--- Start of Supplied material ---

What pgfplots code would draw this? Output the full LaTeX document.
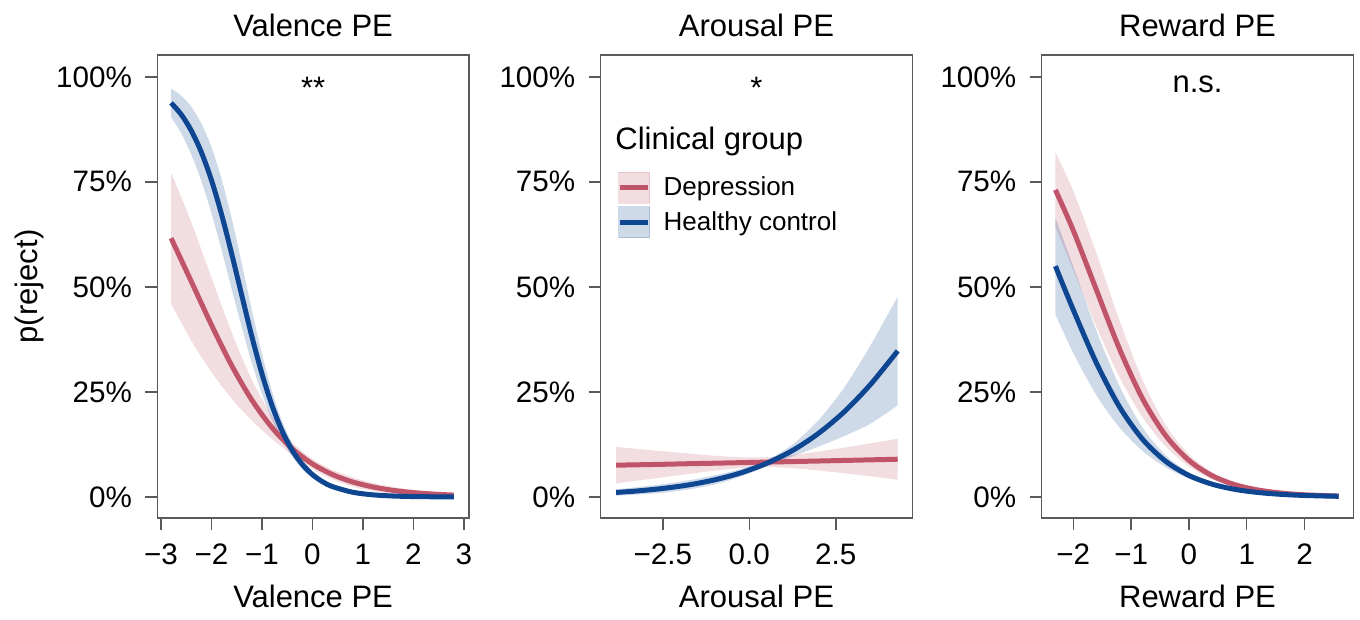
\documentclass[border=0pt]{standalone}
\usepackage{fontspec}
\setmainfont{Liberation Sans}
\usepackage{pgfplots}
\usepackage{pgfplotstable}
\pgfplotsset{compat=1.18}
\usepgfplotslibrary{fillbetween}
\definecolor{redc}{RGB}{192,84,104}
\definecolor{bluec}{RGB}{14,70,145}
\definecolor{framec}{RGB}{90,90,90}

% Valence PE
\pgfplotstableread{
x p lo hi
-2.8 0.616 0.460 0.772
-2.4 0.513 0.372 0.654
-2.0 0.4095 0.297 0.522
-1.6 0.313 0.234 0.392
-1.2 0.2308 0.182 0.279
-0.8 0.165 0.138 0.192
-0.4 0.115 0.100 0.130
0.0 0.0787 0.0669 0.0905
0.4 0.0532 0.0416 0.0648
0.8 0.0356 0.0246 0.0466
1.2 0.0238 0.0142 0.0334
1.6 0.0157 0.0077 0.0237
2.0 0.0104 0.0041 0.0167
2.4 0.0069 0.0020 0.0118
2.8 0.0045 0.0008 0.0082
}\valD
\pgfplotstableread{
x p lo hi
-2.8 0.938 0.904 0.972
-2.6 0.9105 0.8658 0.9552
-2.4 0.872 0.815 0.929
-2.2 0.8205 0.752 0.889
-2.0 0.754 0.675 0.833
-1.8 0.6726 0.5883 0.7569
-1.6 0.579 0.495 0.663
-1.4 0.480 0.4042 0.5558
-1.2 0.382 0.319 0.445
-1.0 0.2932 0.2453 0.3411
-0.8 0.2175 0.1835 0.2515
-0.6 0.1571 0.1341 0.1801
-0.4 0.111 0.0956 0.1264
-0.2 0.0773 0.0666 0.0880
0.0 0.0532 0.0453 0.0611
0.2 0.0363 0.0302 0.0424
0.4 0.0246 0.0198 0.0294
0.8 0.0112 0.0082 0.0142
1.2 0.0051 0.0034 0.0068
1.6 0.0023 0.0013 0.0033
2.0 0.0010 0.0005 0.0015
2.4 0.0005 0.0002 0.0007
2.8 0.0002 0.0001 0.0003
}\valH
% Arousal PE
\pgfplotstableread{
x p lo hi
-3.85 0.0757 0.0323 0.1191
-3.25 0.0766 0.0387 0.1145
-2.5 0.0778 0.0468 0.1088
-1.75 0.0792 0.0549 0.1035
-1.0 0.0804 0.0626 0.0982
-0.25 0.0817 0.0689 0.0945
0.5 0.0830 0.0714 0.0946
1.25 0.0843 0.0686 0.1000
2.0 0.0856 0.0630 0.1082
2.75 0.0870 0.0564 0.1176
3.5 0.0884 0.0491 0.1277
4.29 0.0899 0.0410 0.1388
}\arD
\pgfplotstableread{
x p lo hi
-3.85 0.0108 0.0031 0.0185
-3.25 0.0143 0.0055 0.0231
-2.5 0.0203 0.0102 0.0304
-1.75 0.0288 0.0179 0.0397
-1.0 0.0408 0.0300 0.0516
-0.25 0.0573 0.0482 0.0664
0.5 0.0801 0.0727 0.0875
1.25 0.1107 0.0965 0.1249
2.0 0.1514 0.1199 0.1829
2.75 0.2033 0.1453 0.2613
3.5 0.2676 0.1745 0.3607
4.29 0.3477 0.2184 0.4770
}\arH
% Reward PE
\pgfplotstableread{
x p lo hi
-2.31 0.731 0.642 0.820
-2.0 0.634 0.5396 0.7284
-1.6 0.4925 0.405 0.580
-1.2 0.352 0.2845 0.4195
-0.8 0.2333 0.1891 0.2775
-0.4 0.1456 0.1200 0.1712
0.0 0.087 0.0727 0.1013
0.4 0.0507 0.0423 0.0591
0.8 0.029 0.0236 0.0344
1.2 0.0165 0.0129 0.0201
1.6 0.0093 0.0068 0.0118
2.0 0.0052 0.0036 0.0068
2.59 0.0022 0.0013 0.0031
}\rwD
\pgfplotstableread{
x p lo hi
-2.31 0.5495 0.4342 0.6648
-2.0 0.4452 0.3425 0.5479
-1.6 0.3187 0.2421 0.3953
-1.2 0.2142 0.1651 0.2633
-0.8 0.137 0.1093 0.1647
-0.4 0.0847 0.0704 0.0990
0.0 0.0512 0.0439 0.0585
0.4 0.0305 0.0263 0.0347
0.8 0.018 0.0151 0.0209
1.2 0.0106 0.0084 0.0128
1.6 0.0062 0.0046 0.0078
2.0 0.0036 0.0024 0.0048
2.59 0.0016 0.0009 0.0023
}\rwH

\newcommand{\bigf}{\fontsize{15.5}{18}\selectfont}
\newcommand{\tickf}{\fontsize{14.8}{18}\selectfont}
\pgfplotsset{
  panel/.style={
    scale only axis, width=155.8pt, height=231.5pt, anchor=south west,
    ymin=-0.05, ymax=1.052,
    ytick={0,0.25,0.5,0.75,1},
    yticklabels={0\%,25\%,50\%,75\%,100\%},
    tick align=outside, xtick pos=left, ytick pos=left,
    major tick length=6pt,
    axis line style={framec, line width=0.7pt},
    tick style={framec, line width=0.7pt},
    tick label style={font=\tickf},
    yticklabel style={xshift=-3.2pt},
    xticklabel style={yshift=-3.5pt},
    /pgf/number format/assume math mode=true,
    title style={at={(axis description cs:0.5,1)}, anchor=center, yshift=9pt, font=\bigf},
    xlabel style={at={(axis description cs:0.5,0)}, anchor=center, yshift=-39.4pt, font=\bigf},
    clip=true,
  },
  band/.style={draw=none, smooth, forget plot},
  curve/.style={line width=2.5pt, smooth, forget plot},
}

\newcommand{\groupplot}[2]{%
  \addplot[band, name path=dA] table[x=x,y=hi]{#1};
  \addplot[band, name path=dB] table[x=x,y=lo]{#1};
  \addplot[fill=redc, fill opacity=0.2, draw=none, forget plot] fill between[of=dA and dB];
  \addplot[band, name path=hA] table[x=x,y=hi]{#2};
  \addplot[band, name path=hB] table[x=x,y=lo]{#2};
  \addplot[fill=bluec, fill opacity=0.2, draw=none, forget plot] fill between[of=hA and hB];
  \addplot[curve, redc] table[x=x,y=p]{#1};
  \addplot[curve, bluec] table[x=x,y=p]{#2};
}

\begin{document}
\begin{tikzpicture}

\begin{axis}[panel, at={(78.65pt,51pt)},
  xmin=-3.073, xmax=3.099,
  xtick={-3,-2,-1,0,1,2,3},
  xticklabels={−3,−2,−1,0,1,2,3},
  title={Valence PE}, xlabel={Valence PE},
  ylabel={p(reject)},
  ylabel style={at={(axis description cs:-0.41,0.5)}, anchor=center, font=\bigf}]
\groupplot{\valD}{\valH}
\node[font=\bigf, anchor=base] at (axis description cs:0.5,0.905) {**};
\end{axis}

\begin{axis}[panel, at={(300.35pt,51pt)},
  xmin=-4.295, xmax=4.711,
  xtick={-2.5,0,2.5},
  xticklabels={−2.5,0.0,2.5},
  title={Arousal PE}, xlabel={Arousal PE},
  legend style={at={(axis description cs:0.0533,0.748)}, anchor=north west,
    draw=none, fill=none, inner sep=0pt, outer sep=0pt,
    row sep=1.5pt, column sep=6.7pt,
    font=\fontsize{13}{15}\selectfont, nodes={inner sep=0pt}},
  legend cell align=left]
\groupplot{\arD}{\arH}
\addlegendimage{legend image code/.code={
  \fill[redc, opacity=0.2] (0pt,-7.75pt) rectangle (15.5pt,7.75pt);
  \draw[redc, line width=2.5pt] (0.6pt,0pt) -- (14.6pt,0pt);}}
\addlegendentry{Depression}
\addlegendimage{legend image code/.code={
  \fill[bluec, opacity=0.2] (0pt,-7.75pt) rectangle (15.5pt,7.75pt);
  \draw[bluec, line width=2.5pt] (0.6pt,0pt) -- (14.6pt,0pt);}}
\addlegendentry{Healthy control}
\node[font=\bigf, anchor=base] at (axis description cs:0.5,0.905) {*};
\node[font=\bigf, anchor=base west, inner sep=0pt] at (axis description cs:0.0459,0.7963) {Clinical group};
\end{axis}

\begin{axis}[panel, at={(520.85pt,51pt)},
  xmin=-2.547, xmax=2.843,
  xtick={-2,-1,0,1,2},
  xticklabels={−2,−1,0,1,2},
  title={Reward PE}, xlabel={Reward PE}]
\groupplot{\rwD}{\rwH}
\node[font=\bigf, anchor=base] at (axis description cs:0.5,0.92) {n.s.};
\end{axis}

\pgfresetboundingbox
\path (0,0) rectangle (680pt,310pt);
\end{tikzpicture}
\end{document}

--- End of Supplied material ---

Problem description – What is the number of lines that hold the string "draw"? Reply with that number alone.

Response to this exercise – 7